“Corações Jovens”, de Anthony Schatteman, é um filme sobre o instante em que o amor deixa de ser abstração e se torna experiência. Elias (Lou Goossens), aos 14 anos, conhece Alexander (Marius De Saeger) e descobre, entre o medo e o deslumbramento, o que significa sentir algo pela primeira vez. A narrativa segue o ritmo interior desse despertar, onde cada gesto e cada silêncio parecem carregar mais peso do que as palavras. Schatteman constrói um retrato comovente da adolescência queer, em que a descoberta da sexualidade surge com delicadeza e sem o filtro do escândalo, como parte natural do crescimento.
A pequena cidade em que Elias vive funciona como um microcosmo da vigilância social. Lá, todos se conhecem, e qualquer olhar se transforma em rumor. O filme utiliza esse cenário para refletir o peso das normas e a forma como o medo de ser visto molda os gestos mais íntimos. Elias tenta se ajustar à expectativa dos outros, enquanto a presença luminosa de Alexander expõe o contraste entre o desejo de pertencer e o desejo de ser livre. Nesse espaço entre o silêncio e a expressão, Schatteman encontra a essência do amadurecimento queer: o corpo que aprende a existir sob o olhar alheio, mas também a reivindicar o próprio direito de sentir.
A direção aposta nos olhares como linguagem principal. As emoções de Elias são transmitidas por planos fechados, respirações curtas, pausas que sugerem o que ainda não pode ser dito. Esse jogo de comunicação muda transforma o silêncio em um território fértil, onde o amor se constrói na hesitação. O título “Corações Jovens” também dialoga com a natureza que o cerca, marcada por flores, vento e luz difusa, símbolos da juventude como tempo de descoberta e vulnerabilidade. Schatteman filma esse florescer como quem observa algo sagrado, mas frágil, uma beleza que existe justamente porque pode se desfazer a qualquer momento.
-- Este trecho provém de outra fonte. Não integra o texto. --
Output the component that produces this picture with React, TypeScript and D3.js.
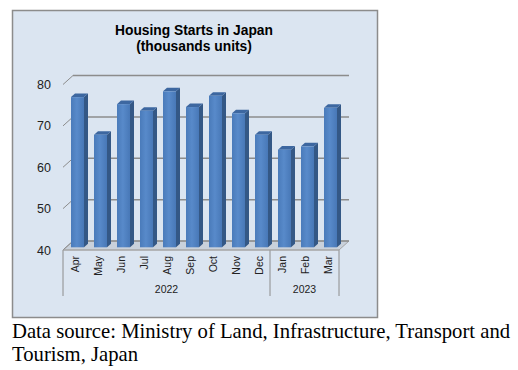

Há ainda uma camada de conflito que se desenha dentro da casa de Elias. A tensão com o pai (Geert Van Rampelberg) espelha o embate interno do garoto entre o desejo e o medo, entre a culpa herdada e a autenticidade que tenta nascer. Esse vínculo paterno funciona como metáfora da repressão emocional, enquanto a mãe e o irmão aparecem como pontes frágeis para o acolhimento. O lar, que deveria ser espaço de proteção, torna-se o primeiro campo de ensaio da coragem de Elias em ser quem é.
O longa não procura a tragédia nem a revelação dramática. Em vez disso, aposta na ternura como forma de resistência. Anthony Schatteman filma a juventude com honestidade e sem idealizações, transformando a vulnerabilidade em potência e o cotidiano em espaço de descoberta. A beleza do filme está em aceitar que o amor, especialmente o primeiro, é sempre uma aprendizagem sobre o outro e sobre si mesmo, mesmo quando o mundo ainda não aprendeu a nomeá-lo.
“Corações Jovens” deixa o público diante daquilo que talvez nunca tenha sido dito em voz alta: o amor entre dois meninos pode ser simples, bonito e universal. É um filme que convida a lembrar de quando tudo parecia possível, de quando amar pela primeira vez era um gesto de fé no futuro. E talvez seja isso o mais precioso aqui, o cinema se tornando abrigo para quem ainda aprende a existir com o coração aberto.